Data:
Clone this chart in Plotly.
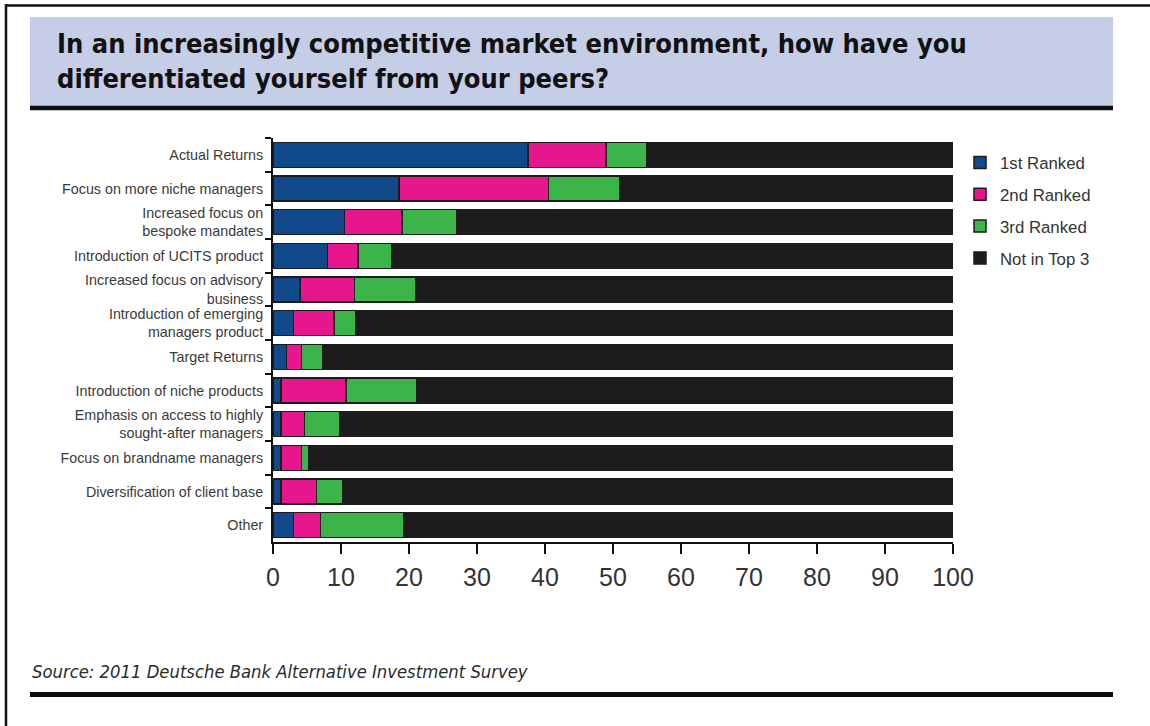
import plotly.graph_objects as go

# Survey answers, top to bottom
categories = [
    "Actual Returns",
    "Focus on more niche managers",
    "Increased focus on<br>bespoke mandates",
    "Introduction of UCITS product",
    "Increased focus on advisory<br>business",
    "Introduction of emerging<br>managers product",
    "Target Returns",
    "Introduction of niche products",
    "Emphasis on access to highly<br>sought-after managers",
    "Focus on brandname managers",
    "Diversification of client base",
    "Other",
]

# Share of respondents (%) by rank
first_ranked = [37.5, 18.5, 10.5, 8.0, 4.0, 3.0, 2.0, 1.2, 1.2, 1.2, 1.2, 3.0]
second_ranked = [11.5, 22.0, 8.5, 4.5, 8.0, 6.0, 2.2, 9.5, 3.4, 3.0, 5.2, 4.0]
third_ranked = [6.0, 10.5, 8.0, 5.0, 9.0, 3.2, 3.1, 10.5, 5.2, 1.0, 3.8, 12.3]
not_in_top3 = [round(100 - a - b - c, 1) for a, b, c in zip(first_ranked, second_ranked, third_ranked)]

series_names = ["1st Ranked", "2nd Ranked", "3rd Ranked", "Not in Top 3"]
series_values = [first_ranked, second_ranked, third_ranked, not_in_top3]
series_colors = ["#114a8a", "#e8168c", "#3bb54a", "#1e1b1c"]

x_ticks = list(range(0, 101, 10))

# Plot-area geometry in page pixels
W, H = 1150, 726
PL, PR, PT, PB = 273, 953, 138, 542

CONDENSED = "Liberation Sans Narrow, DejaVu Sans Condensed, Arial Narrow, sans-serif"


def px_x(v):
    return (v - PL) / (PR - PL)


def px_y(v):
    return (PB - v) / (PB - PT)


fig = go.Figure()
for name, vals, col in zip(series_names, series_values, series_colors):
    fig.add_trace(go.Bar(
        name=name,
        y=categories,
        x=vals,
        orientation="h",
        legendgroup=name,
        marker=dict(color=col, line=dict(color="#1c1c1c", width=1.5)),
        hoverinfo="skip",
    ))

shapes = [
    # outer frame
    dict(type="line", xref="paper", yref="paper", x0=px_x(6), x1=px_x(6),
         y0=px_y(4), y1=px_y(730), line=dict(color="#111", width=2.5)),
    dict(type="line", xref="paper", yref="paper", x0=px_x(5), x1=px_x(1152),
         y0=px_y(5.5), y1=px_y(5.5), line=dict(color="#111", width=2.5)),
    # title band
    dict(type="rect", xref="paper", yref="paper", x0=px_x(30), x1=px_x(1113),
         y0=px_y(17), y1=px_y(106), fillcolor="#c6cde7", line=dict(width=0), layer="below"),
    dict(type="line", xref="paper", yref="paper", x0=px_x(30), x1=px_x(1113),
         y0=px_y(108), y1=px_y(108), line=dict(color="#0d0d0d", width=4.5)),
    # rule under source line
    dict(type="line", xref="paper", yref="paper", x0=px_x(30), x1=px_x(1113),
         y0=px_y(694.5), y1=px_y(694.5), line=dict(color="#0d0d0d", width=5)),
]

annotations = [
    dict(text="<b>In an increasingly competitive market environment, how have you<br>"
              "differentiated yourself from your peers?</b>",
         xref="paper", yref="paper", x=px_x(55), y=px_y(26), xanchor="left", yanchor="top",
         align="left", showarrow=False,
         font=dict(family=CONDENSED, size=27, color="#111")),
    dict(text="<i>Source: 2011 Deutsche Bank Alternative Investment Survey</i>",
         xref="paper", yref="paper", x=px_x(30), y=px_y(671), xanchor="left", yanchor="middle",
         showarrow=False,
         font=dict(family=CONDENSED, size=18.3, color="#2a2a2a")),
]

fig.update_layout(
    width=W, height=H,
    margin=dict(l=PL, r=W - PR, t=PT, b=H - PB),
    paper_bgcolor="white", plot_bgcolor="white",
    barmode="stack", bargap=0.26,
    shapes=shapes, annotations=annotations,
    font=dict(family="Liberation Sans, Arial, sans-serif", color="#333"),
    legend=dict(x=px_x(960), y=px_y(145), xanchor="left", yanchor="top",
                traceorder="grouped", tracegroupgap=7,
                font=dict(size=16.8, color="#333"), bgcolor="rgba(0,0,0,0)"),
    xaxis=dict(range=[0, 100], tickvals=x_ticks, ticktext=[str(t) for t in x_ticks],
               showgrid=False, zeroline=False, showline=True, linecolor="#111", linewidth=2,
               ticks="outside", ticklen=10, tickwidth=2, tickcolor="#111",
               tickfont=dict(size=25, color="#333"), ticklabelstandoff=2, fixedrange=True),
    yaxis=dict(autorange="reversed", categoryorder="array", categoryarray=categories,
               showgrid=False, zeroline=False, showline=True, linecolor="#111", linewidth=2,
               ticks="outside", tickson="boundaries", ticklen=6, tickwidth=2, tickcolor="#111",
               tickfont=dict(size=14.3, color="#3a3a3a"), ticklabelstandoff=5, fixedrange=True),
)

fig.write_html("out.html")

Set problem:
Reproduce each line exactly, please, except for any pictures.

The output:
Clone this chart in Plotly.
import plotly.graph_objects as go

# Survey answers, top to bottom
categories = [
    "Actual Returns",
    "Focus on more niche managers",
    "Increased focus on<br>bespoke mandates",
    "Introduction of UCITS product",
    "Increased focus on advisory<br>business",
    "Introduction of emerging<br>managers product",
    "Target Returns",
    "Introduction of niche products",
    "Emphasis on access to highly<br>sought-after managers",
    "Focus on brandname managers",
    "Diversification of client base",
    "Other",
]

# Share of respondents (%) by rank
first_ranked = [37.5, 18.5, 10.5, 8.0, 4.0, 3.0, 2.0, 1.2, 1.2, 1.2, 1.2, 3.0]
second_ranked = [11.5, 22.0, 8.5, 4.5, 8.0, 6.0, 2.2, 9.5, 3.4, 3.0, 5.2, 4.0]
third_ranked = [6.0, 10.5, 8.0, 5.0, 9.0, 3.2, 3.1, 10.5, 5.2, 1.0, 3.8, 12.3]
not_in_top3 = [round(100 - a - b - c, 1) for a, b, c in zip(first_ranked, second_ranked, third_ranked)]

series_names = ["1st Ranked", "2nd Ranked", "3rd Ranked", "Not in Top 3"]
series_values = [first_ranked, second_ranked, third_ranked, not_in_top3]
series_colors = ["#114a8a", "#e8168c", "#3bb54a", "#1e1b1c"]

x_ticks = list(range(0, 101, 10))

# Plot-area geometry in page pixels
W, H = 1150, 726
PL, PR, PT, PB = 273, 953, 138, 542

CONDENSED = "Liberation Sans Narrow, DejaVu Sans Condensed, Arial Narrow, sans-serif"


def px_x(v):
    return (v - PL) / (PR - PL)


def px_y(v):
    return (PB - v) / (PB - PT)


fig = go.Figure()
for name, vals, col in zip(series_names, series_values, series_colors):
    fig.add_trace(go.Bar(
        name=name,
        y=categories,
        x=vals,
        orientation="h",
        legendgroup=name,
        marker=dict(color=col, line=dict(color="#1c1c1c", width=1.5)),
        hoverinfo="skip",
    ))

shapes = [
    # outer frame
    dict(type="line", xref="paper", yref="paper", x0=px_x(6), x1=px_x(6),
         y0=px_y(4), y1=px_y(730), line=dict(color="#111", width=2.5)),
    dict(type="line", xref="paper", yref="paper", x0=px_x(5), x1=px_x(1152),
         y0=px_y(5.5), y1=px_y(5.5), line=dict(color="#111", width=2.5)),
    # title band
    dict(type="rect", xref="paper", yref="paper", x0=px_x(30), x1=px_x(1113),
         y0=px_y(17), y1=px_y(106), fillcolor="#c6cde7", line=dict(width=0), layer="below"),
    dict(type="line", xref="paper", yref="paper", x0=px_x(30), x1=px_x(1113),
         y0=px_y(108), y1=px_y(108), line=dict(color="#0d0d0d", width=4.5)),
    # rule under source line
    dict(type="line", xref="paper", yref="paper", x0=px_x(30), x1=px_x(1113),
         y0=px_y(694.5), y1=px_y(694.5), line=dict(color="#0d0d0d", width=5)),
]

annotations = [
    dict(text="<b>In an increasingly competitive market environment, how have you<br>"
              "differentiated yourself from your peers?</b>",
         xref="paper", yref="paper", x=px_x(55), y=px_y(26), xanchor="left", yanchor="top",
         align="left", showarrow=False,
         font=dict(family=CONDENSED, size=27, color="#111")),
    dict(text="<i>Source: 2011 Deutsche Bank Alternative Investment Survey</i>",
         xref="paper", yref="paper", x=px_x(30), y=px_y(671), xanchor="left", yanchor="middle",
         showarrow=False,
         font=dict(family=CONDENSED, size=18.3, color="#2a2a2a")),
]

fig.update_layout(
    width=W, height=H,
    margin=dict(l=PL, r=W - PR, t=PT, b=H - PB),
    paper_bgcolor="white", plot_bgcolor="white",
    barmode="stack", bargap=0.26,
    shapes=shapes, annotations=annotations,
    font=dict(family="Liberation Sans, Arial, sans-serif", color="#333"),
    legend=dict(x=px_x(960), y=px_y(145), xanchor="left", yanchor="top",
                traceorder="grouped", tracegroupgap=7,
                font=dict(size=16.8, color="#333"), bgcolor="rgba(0,0,0,0)"),
    xaxis=dict(range=[0, 100], tickvals=x_ticks, ticktext=[str(t) for t in x_ticks],
               showgrid=False, zeroline=False, showline=True, linecolor="#111", linewidth=2,
               ticks="outside", ticklen=10, tickwidth=2, tickcolor="#111",
               tickfont=dict(size=25, color="#333"), ticklabelstandoff=2, fixedrange=True),
    yaxis=dict(autorange="reversed", categoryorder="array", categoryarray=categories,
               showgrid=False, zeroline=False, showline=True, linecolor="#111", linewidth=2,
               ticks="outside", tickson="boundaries", ticklen=6, tickwidth=2, tickcolor="#111",
               tickfont=dict(size=14.3, color="#3a3a3a"), ticklabelstandoff=5, fixedrange=True),
)

fig.write_html("out.html")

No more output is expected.